Copy of 22 Oct 2004 Reuters report by Daniel Wallis http://www.alertnet.org/thenews/newsdesk/L22546254.htm
LALOGI CAMP, Uganda, Oct 22 (Reuters) - Punishing military strikes against northern Uganda's rebels have yet to benefit refugees packed into squalid camps where often only drink and sex can blot out hunger and despair, aid workers say.
Uganda's army has claimed significant victories in recent weeks against the Lord's Resistance Army (LRA), a brutal sect that kidnaps children to turn them into soldiers. But life remains desperately harsh for the estimated 1.6 million people who have fled to camps in fear. "Things have improved," aid worker Ben Omaro told Reuters. "Half the top rebel commanders have been killed or surrendered, but the people here do not even have the basic needs of life.
"The biggest problem we have here is starvation," he said as he watched supplies of maize and beans being unloaded from trucks at Lalogi Camp, about 600 km (373 miles) from Gulu town, epicentre of the brutal war.
HIV/AIDS is rife in the camp, fuelled by alcohol abuse and promiscuity. "When people have nothing, they are left with only sex and drinking," Omaro said. "Immorality is now very high. These people have given up on life."
Senior U.N. envoy Jan Egeland on Thursday described the crisis as the world's most neglected humanitarian emergency and urged the international community to provide more aid and put more pressure on the parties to end the killing.
The LRA, led by self-proclaimed prophet Joseph Kony, has been terrorising northern Uganda for 18 years.

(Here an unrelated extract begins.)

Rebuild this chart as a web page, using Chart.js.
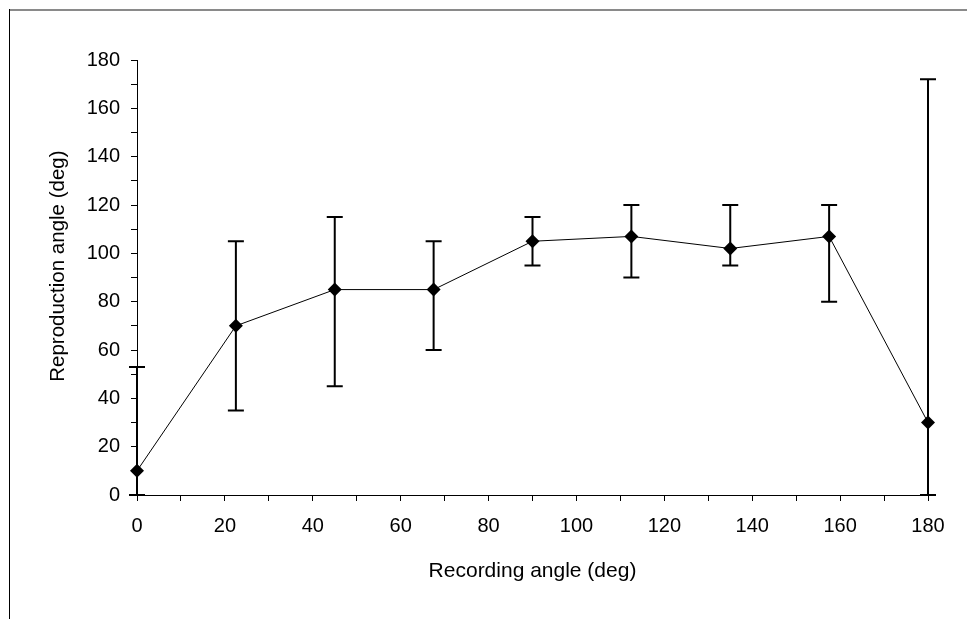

The group mutilates its victims and has kidnapped tens of thousands of children, taking them to southern Sudan where they are forced to become fighters, porters and sex slaves.
Egeland, the U.N's Emergency Relief Coordinator, said he hoped the peace process in southern Sudan would help end the LRA's long reign of terror. In the meantime, the people of northern Uganda still live in fear, and most would starve without food aid from the U.N. World Food Programme (WFP).
Gesturing to the sacks of grain, Omaro said the food, while welcome, was nowhere near enough to feed the camp's 19,000 residents. Children, their bellies distended by hunger, wandered naked around the makeshift shelters.
The aid convoys are heavily guarded by Ugandan troops because of the risk of attack from marauding bands of LRA rebels, who appear to have no clear objective beyond overthrowing the government of President Yoweri Museveni.
Fear of abduction, killing and mutilation by rebels has forced farmers to abandon their fields. "They have no way to cultivate their land, because if the rebels catch you far away from the camp and the soldiers you are finished," Omaro said. "All civilians are now their enemies."